Collected material |
+--

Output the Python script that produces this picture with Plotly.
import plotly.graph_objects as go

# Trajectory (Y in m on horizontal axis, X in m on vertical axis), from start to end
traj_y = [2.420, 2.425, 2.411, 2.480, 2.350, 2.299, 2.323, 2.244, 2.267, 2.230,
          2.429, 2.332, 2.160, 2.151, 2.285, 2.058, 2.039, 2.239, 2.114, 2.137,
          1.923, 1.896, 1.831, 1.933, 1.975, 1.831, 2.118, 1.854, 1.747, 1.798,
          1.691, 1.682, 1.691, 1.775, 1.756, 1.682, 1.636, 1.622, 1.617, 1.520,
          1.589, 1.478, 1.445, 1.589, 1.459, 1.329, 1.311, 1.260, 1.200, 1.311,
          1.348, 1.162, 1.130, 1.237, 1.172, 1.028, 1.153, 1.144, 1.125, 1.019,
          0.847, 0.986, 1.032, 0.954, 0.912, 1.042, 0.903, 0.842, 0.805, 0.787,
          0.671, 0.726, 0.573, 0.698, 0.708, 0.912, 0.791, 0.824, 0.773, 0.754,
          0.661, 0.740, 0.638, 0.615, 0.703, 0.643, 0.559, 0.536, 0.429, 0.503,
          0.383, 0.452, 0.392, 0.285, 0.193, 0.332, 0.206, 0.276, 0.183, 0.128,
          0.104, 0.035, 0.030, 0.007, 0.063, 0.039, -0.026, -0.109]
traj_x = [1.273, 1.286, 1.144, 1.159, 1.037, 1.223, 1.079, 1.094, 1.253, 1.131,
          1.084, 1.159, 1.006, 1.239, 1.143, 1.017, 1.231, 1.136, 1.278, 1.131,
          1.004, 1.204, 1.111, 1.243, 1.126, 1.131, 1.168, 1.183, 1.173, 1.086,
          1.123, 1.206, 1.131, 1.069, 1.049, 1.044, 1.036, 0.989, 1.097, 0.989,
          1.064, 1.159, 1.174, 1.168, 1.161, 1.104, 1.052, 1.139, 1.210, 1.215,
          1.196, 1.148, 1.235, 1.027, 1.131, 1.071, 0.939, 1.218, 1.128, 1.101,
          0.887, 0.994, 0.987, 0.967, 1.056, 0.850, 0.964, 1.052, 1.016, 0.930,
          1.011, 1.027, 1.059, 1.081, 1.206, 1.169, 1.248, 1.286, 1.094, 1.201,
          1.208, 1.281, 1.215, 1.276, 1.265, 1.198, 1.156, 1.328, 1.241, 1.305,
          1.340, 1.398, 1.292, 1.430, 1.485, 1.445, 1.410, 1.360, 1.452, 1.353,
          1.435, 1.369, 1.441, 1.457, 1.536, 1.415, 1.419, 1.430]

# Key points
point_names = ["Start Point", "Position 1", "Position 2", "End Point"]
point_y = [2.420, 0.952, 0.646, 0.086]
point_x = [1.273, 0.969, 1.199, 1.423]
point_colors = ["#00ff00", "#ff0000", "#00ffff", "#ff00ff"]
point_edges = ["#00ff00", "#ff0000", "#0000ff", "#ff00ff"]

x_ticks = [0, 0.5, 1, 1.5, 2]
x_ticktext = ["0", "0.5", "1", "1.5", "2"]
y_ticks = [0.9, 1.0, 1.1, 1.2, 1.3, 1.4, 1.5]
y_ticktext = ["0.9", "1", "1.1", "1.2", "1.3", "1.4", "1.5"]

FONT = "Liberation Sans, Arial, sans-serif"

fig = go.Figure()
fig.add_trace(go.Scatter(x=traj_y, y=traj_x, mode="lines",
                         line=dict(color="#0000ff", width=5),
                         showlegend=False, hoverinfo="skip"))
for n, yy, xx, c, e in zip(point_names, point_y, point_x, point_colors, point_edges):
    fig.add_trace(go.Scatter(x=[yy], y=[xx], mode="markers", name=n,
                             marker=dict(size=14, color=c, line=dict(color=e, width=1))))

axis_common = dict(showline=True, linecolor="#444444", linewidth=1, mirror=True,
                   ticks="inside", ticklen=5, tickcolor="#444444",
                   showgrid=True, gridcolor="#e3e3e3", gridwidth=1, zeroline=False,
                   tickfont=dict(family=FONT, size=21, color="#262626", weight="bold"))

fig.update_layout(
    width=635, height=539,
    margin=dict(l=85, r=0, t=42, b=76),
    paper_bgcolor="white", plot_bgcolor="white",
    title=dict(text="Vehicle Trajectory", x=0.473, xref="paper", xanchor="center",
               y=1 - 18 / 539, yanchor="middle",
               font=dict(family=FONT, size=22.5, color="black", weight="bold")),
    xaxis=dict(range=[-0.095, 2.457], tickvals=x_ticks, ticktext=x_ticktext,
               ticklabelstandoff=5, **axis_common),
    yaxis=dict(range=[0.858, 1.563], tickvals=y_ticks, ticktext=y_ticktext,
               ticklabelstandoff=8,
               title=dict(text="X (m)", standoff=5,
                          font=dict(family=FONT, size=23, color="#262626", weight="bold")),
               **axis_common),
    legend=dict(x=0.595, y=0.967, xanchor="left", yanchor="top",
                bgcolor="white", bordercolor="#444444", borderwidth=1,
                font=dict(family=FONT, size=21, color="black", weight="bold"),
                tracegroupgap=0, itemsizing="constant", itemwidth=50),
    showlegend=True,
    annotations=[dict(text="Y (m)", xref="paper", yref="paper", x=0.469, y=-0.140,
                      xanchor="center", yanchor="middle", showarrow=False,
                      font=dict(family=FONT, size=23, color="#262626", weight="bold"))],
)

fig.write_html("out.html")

+--

Task to carry out | Type out the whole listing above again, exactly as it stands.

Answer to the problem |
Output the Python script that produces this picture with Plotly.
import plotly.graph_objects as go

# Trajectory (Y in m on horizontal axis, X in m on vertical axis), from start to end
traj_y = [2.420, 2.425, 2.411, 2.480, 2.350, 2.299, 2.323, 2.244, 2.267, 2.230,
          2.429, 2.332, 2.160, 2.151, 2.285, 2.058, 2.039, 2.239, 2.114, 2.137,
          1.923, 1.896, 1.831, 1.933, 1.975, 1.831, 2.118, 1.854, 1.747, 1.798,
          1.691, 1.682, 1.691, 1.775, 1.756, 1.682, 1.636, 1.622, 1.617, 1.520,
          1.589, 1.478, 1.445, 1.589, 1.459, 1.329, 1.311, 1.260, 1.200, 1.311,
          1.348, 1.162, 1.130, 1.237, 1.172, 1.028, 1.153, 1.144, 1.125, 1.019,
          0.847, 0.986, 1.032, 0.954, 0.912, 1.042, 0.903, 0.842, 0.805, 0.787,
          0.671, 0.726, 0.573, 0.698, 0.708, 0.912, 0.791, 0.824, 0.773, 0.754,
          0.661, 0.740, 0.638, 0.615, 0.703, 0.643, 0.559, 0.536, 0.429, 0.503,
          0.383, 0.452, 0.392, 0.285, 0.193, 0.332, 0.206, 0.276, 0.183, 0.128,
          0.104, 0.035, 0.030, 0.007, 0.063, 0.039, -0.026, -0.109]
traj_x = [1.273, 1.286, 1.144, 1.159, 1.037, 1.223, 1.079, 1.094, 1.253, 1.131,
          1.084, 1.159, 1.006, 1.239, 1.143, 1.017, 1.231, 1.136, 1.278, 1.131,
          1.004, 1.204, 1.111, 1.243, 1.126, 1.131, 1.168, 1.183, 1.173, 1.086,
          1.123, 1.206, 1.131, 1.069, 1.049, 1.044, 1.036, 0.989, 1.097, 0.989,
          1.064, 1.159, 1.174, 1.168, 1.161, 1.104, 1.052, 1.139, 1.210, 1.215,
          1.196, 1.148, 1.235, 1.027, 1.131, 1.071, 0.939, 1.218, 1.128, 1.101,
          0.887, 0.994, 0.987, 0.967, 1.056, 0.850, 0.964, 1.052, 1.016, 0.930,
          1.011, 1.027, 1.059, 1.081, 1.206, 1.169, 1.248, 1.286, 1.094, 1.201,
          1.208, 1.281, 1.215, 1.276, 1.265, 1.198, 1.156, 1.328, 1.241, 1.305,
          1.340, 1.398, 1.292, 1.430, 1.485, 1.445, 1.410, 1.360, 1.452, 1.353,
          1.435, 1.369, 1.441, 1.457, 1.536, 1.415, 1.419, 1.430]

# Key points
point_names = ["Start Point", "Position 1", "Position 2", "End Point"]
point_y = [2.420, 0.952, 0.646, 0.086]
point_x = [1.273, 0.969, 1.199, 1.423]
point_colors = ["#00ff00", "#ff0000", "#00ffff", "#ff00ff"]
point_edges = ["#00ff00", "#ff0000", "#0000ff", "#ff00ff"]

x_ticks = [0, 0.5, 1, 1.5, 2]
x_ticktext = ["0", "0.5", "1", "1.5", "2"]
y_ticks = [0.9, 1.0, 1.1, 1.2, 1.3, 1.4, 1.5]
y_ticktext = ["0.9", "1", "1.1", "1.2", "1.3", "1.4", "1.5"]

FONT = "Liberation Sans, Arial, sans-serif"

fig = go.Figure()
fig.add_trace(go.Scatter(x=traj_y, y=traj_x, mode="lines",
                         line=dict(color="#0000ff", width=5),
                         showlegend=False, hoverinfo="skip"))
for n, yy, xx, c, e in zip(point_names, point_y, point_x, point_colors, point_edges):
    fig.add_trace(go.Scatter(x=[yy], y=[xx], mode="markers", name=n,
                             marker=dict(size=14, color=c, line=dict(color=e, width=1))))

axis_common = dict(showline=True, linecolor="#444444", linewidth=1, mirror=True,
                   ticks="inside", ticklen=5, tickcolor="#444444",
                   showgrid=True, gridcolor="#e3e3e3", gridwidth=1, zeroline=False,
                   tickfont=dict(family=FONT, size=21, color="#262626", weight="bold"))

fig.update_layout(
    width=635, height=539,
    margin=dict(l=85, r=0, t=42, b=76),
    paper_bgcolor="white", plot_bgcolor="white",
    title=dict(text="Vehicle Trajectory", x=0.473, xref="paper", xanchor="center",
               y=1 - 18 / 539, yanchor="middle",
               font=dict(family=FONT, size=22.5, color="black", weight="bold")),
    xaxis=dict(range=[-0.095, 2.457], tickvals=x_ticks, ticktext=x_ticktext,
               ticklabelstandoff=5, **axis_common),
    yaxis=dict(range=[0.858, 1.563], tickvals=y_ticks, ticktext=y_ticktext,
               ticklabelstandoff=8,
               title=dict(text="X (m)", standoff=5,
                          font=dict(family=FONT, size=23, color="#262626", weight="bold")),
               **axis_common),
    legend=dict(x=0.595, y=0.967, xanchor="left", yanchor="top",
                bgcolor="white", bordercolor="#444444", borderwidth=1,
                font=dict(family=FONT, size=21, color="black", weight="bold"),
                tracegroupgap=0, itemsizing="constant", itemwidth=50),
    showlegend=True,
    annotations=[dict(text="Y (m)", xref="paper", yref="paper", x=0.469, y=-0.140,
                      xanchor="center", yanchor="middle", showarrow=False,
                      font=dict(family=FONT, size=23, color="#262626", weight="bold"))],
)

fig.write_html("out.html")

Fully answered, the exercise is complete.